EXERCISE AIM -
Skip the pictures, please, and write out exactly the lines from the opening of the data through the line containing "ax = fig.add_axes([0.18, 0.108, 0.797, 0.866])".

SOURCE MATERIAL -
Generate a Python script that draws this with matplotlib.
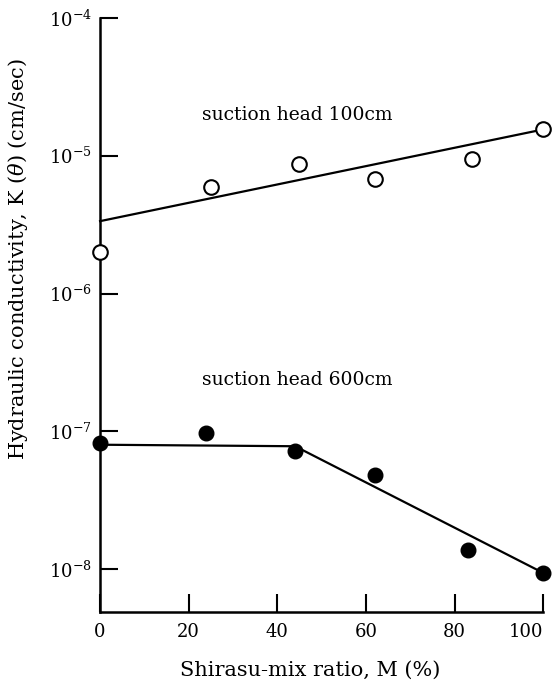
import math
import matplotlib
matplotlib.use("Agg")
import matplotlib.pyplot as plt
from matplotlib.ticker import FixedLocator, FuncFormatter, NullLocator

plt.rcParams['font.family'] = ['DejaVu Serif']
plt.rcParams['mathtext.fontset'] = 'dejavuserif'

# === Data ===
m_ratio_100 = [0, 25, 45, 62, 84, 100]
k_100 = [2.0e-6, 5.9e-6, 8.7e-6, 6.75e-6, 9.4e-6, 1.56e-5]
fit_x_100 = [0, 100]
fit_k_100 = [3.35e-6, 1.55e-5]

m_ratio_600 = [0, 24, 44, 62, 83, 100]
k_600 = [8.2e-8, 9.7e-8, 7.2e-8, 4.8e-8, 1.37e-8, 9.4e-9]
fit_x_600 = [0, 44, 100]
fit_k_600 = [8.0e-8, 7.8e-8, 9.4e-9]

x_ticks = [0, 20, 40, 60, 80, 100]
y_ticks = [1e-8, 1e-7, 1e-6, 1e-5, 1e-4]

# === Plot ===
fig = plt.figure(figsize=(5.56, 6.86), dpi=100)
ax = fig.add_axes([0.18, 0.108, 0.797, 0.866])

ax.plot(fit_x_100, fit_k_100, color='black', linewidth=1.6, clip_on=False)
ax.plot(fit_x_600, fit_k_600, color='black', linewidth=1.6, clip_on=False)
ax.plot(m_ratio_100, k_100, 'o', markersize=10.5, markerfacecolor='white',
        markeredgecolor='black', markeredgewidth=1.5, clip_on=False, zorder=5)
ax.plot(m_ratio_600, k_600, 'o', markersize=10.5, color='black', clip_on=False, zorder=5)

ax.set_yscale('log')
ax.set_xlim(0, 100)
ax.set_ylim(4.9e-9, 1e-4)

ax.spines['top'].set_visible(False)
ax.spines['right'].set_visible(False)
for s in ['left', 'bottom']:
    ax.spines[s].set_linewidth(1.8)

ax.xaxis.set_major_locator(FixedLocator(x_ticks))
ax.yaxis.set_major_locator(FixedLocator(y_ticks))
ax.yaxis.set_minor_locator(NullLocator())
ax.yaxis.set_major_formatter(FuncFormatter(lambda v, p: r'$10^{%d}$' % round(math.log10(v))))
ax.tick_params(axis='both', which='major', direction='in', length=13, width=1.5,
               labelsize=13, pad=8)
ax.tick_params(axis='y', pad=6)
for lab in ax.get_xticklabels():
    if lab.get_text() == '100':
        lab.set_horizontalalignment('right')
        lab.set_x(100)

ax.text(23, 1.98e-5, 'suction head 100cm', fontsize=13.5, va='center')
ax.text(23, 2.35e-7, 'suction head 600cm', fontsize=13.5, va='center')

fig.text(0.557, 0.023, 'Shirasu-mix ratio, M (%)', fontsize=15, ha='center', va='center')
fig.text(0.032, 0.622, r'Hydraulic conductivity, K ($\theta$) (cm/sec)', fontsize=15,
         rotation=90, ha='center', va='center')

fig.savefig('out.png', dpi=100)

FINISHED EXERCISE -
Generate a Python script that draws this with matplotlib.
import math
import matplotlib
matplotlib.use("Agg")
import matplotlib.pyplot as plt
from matplotlib.ticker import FixedLocator, FuncFormatter, NullLocator

plt.rcParams['font.family'] = ['DejaVu Serif']
plt.rcParams['mathtext.fontset'] = 'dejavuserif'

# === Data ===
m_ratio_100 = [0, 25, 45, 62, 84, 100]
k_100 = [2.0e-6, 5.9e-6, 8.7e-6, 6.75e-6, 9.4e-6, 1.56e-5]
fit_x_100 = [0, 100]
fit_k_100 = [3.35e-6, 1.55e-5]

m_ratio_600 = [0, 24, 44, 62, 83, 100]
k_600 = [8.2e-8, 9.7e-8, 7.2e-8, 4.8e-8, 1.37e-8, 9.4e-9]
fit_x_600 = [0, 44, 100]
fit_k_600 = [8.0e-8, 7.8e-8, 9.4e-9]

x_ticks = [0, 20, 40, 60, 80, 100]
y_ticks = [1e-8, 1e-7, 1e-6, 1e-5, 1e-4]

# === Plot ===
fig = plt.figure(figsize=(5.56, 6.86), dpi=100)
ax = fig.add_axes([0.18, 0.108, 0.797, 0.866])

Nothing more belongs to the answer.